** AIM **
Omit pictures and quote the listing below line by line, from its start through the line that holds "import plotly.graph_objects as go".

━━━

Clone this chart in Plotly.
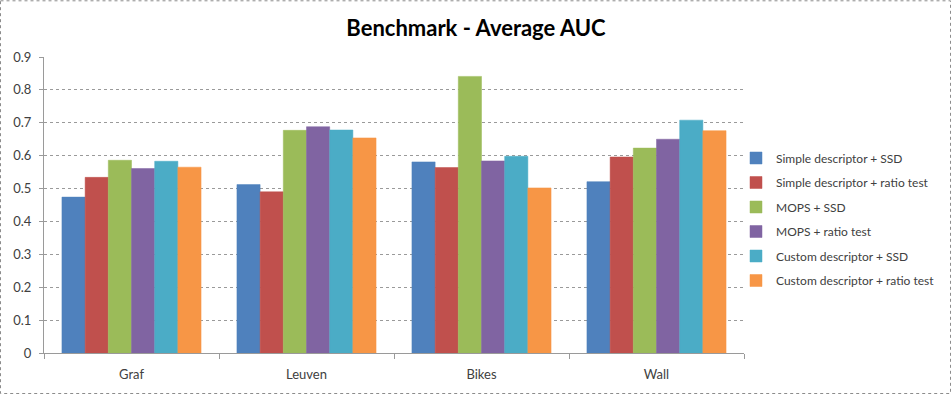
import plotly.graph_objects as go

categories = ["Graf", "Leuven", "Bikes", "Wall"]
series_names = [
    "Simple descriptor + SSD",
    "Simple descriptor + ratio test",
    "MOPS + SSD",
    "MOPS + ratio test",
    "Custom descriptor + SSD",
    "Custom descriptor + ratio test",
]
simple_ssd = [0.474, 0.512, 0.581, 0.521]
simple_ratio = [0.534, 0.490, 0.564, 0.596]
mops_ssd = [0.586, 0.677, 0.841, 0.623]
mops_ratio = [0.561, 0.688, 0.584, 0.650]
custom_ssd = [0.583, 0.678, 0.598, 0.708]
custom_ratio = [0.565, 0.654, 0.502, 0.676]
series_values = [simple_ssd, simple_ratio, mops_ssd, mops_ratio, custom_ssd, custom_ratio]
colors = ["#4F81BD", "#C0504D", "#9BBB59", "#8064A2", "#4BACC6", "#F79646"]
y_ticks = [0, 0.1, 0.2, 0.3, 0.4, 0.5, 0.6, 0.7, 0.8, 0.9]

fig = go.Figure()
for i, (name, vals, col) in enumerate(zip(series_names, series_values, colors)):
    fig.add_trace(go.Bar(
        x=categories, y=vals, name=name, legendgroup=f"g{i}",
        marker=dict(color=col, line=dict(color=col, width=0.5)),
    ))

font_family = "Lato, Carlito, Calibri, 'Open Sans', sans-serif"

# plot area in pixels: x 44..744, y 56.7..352.7
L, R, T, B = 44, 208, 57, 43
W, H = 952 - L - R, 396 - T - B

def px_x(p):
    return (p - L) / W

def px_y(p):
    return (396 - B - p) / H

fig.add_shape(type="rect", xref="paper", yref="paper",
              x0=px_x(0.5), x1=px_x(950.5), y0=px_y(0.8), y1=px_y(393.5),
              line=dict(color="#8c8c8c", width=1, dash="dot"), layer="below")

fig.update_layout(
    width=952, height=396,
    margin=dict(l=L, r=R, t=T, b=B),
    paper_bgcolor="white", plot_bgcolor="white",
    barmode="group", bargap=0.205, bargroupgap=0,
    title=dict(text="<b>Benchmark - Average AUC</b>", x=476 / 952, xanchor="center",
               y=1 - 28 / 396, yanchor="middle",
               font=dict(family=font_family, size=22, color="#000000")),
    font=dict(family=font_family, size=12, color="#404040"),
    showlegend=True,
    legend=dict(x=px_x(736), xanchor="left", y=px_y(143.5), yanchor="top",
                font=dict(family=font_family, size=12, color="#404040"),
                tracegroupgap=5.5, bgcolor="rgba(0,0,0,0)", itemwidth=30),
    xaxis=dict(showline=True, linecolor="#9a9a9a", linewidth=1,
               ticks="outside", tickson="boundaries", ticklen=5, tickcolor="#9a9a9a",
               ticklabelstandoff=9,
               showgrid=False, automargin=False, tickfont=dict(size=13, color="#404040")),
    yaxis=dict(range=[0, 0.9], tickvals=y_ticks, ticktext=[("%g" % v) for v in y_ticks],
               showline=True, linecolor="#9a9a9a", linewidth=1,
               ticks="outside", ticklen=4, tickcolor="#9a9a9a",
               ticklabelstandoff=5,
               showgrid=True, gridcolor="#9a9a9a", griddash="dot", gridwidth=1,
               zeroline=False, automargin=False, tickfont=dict(size=13, color="#404040")),
)

fig.write_html("out.html", config={"displayModeBar": False},
               post_script="document.body.style.margin='0';")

━━━

** OUTPUT OF THE TASK **
Clone this chart in Plotly.
import plotly.graph_objects as go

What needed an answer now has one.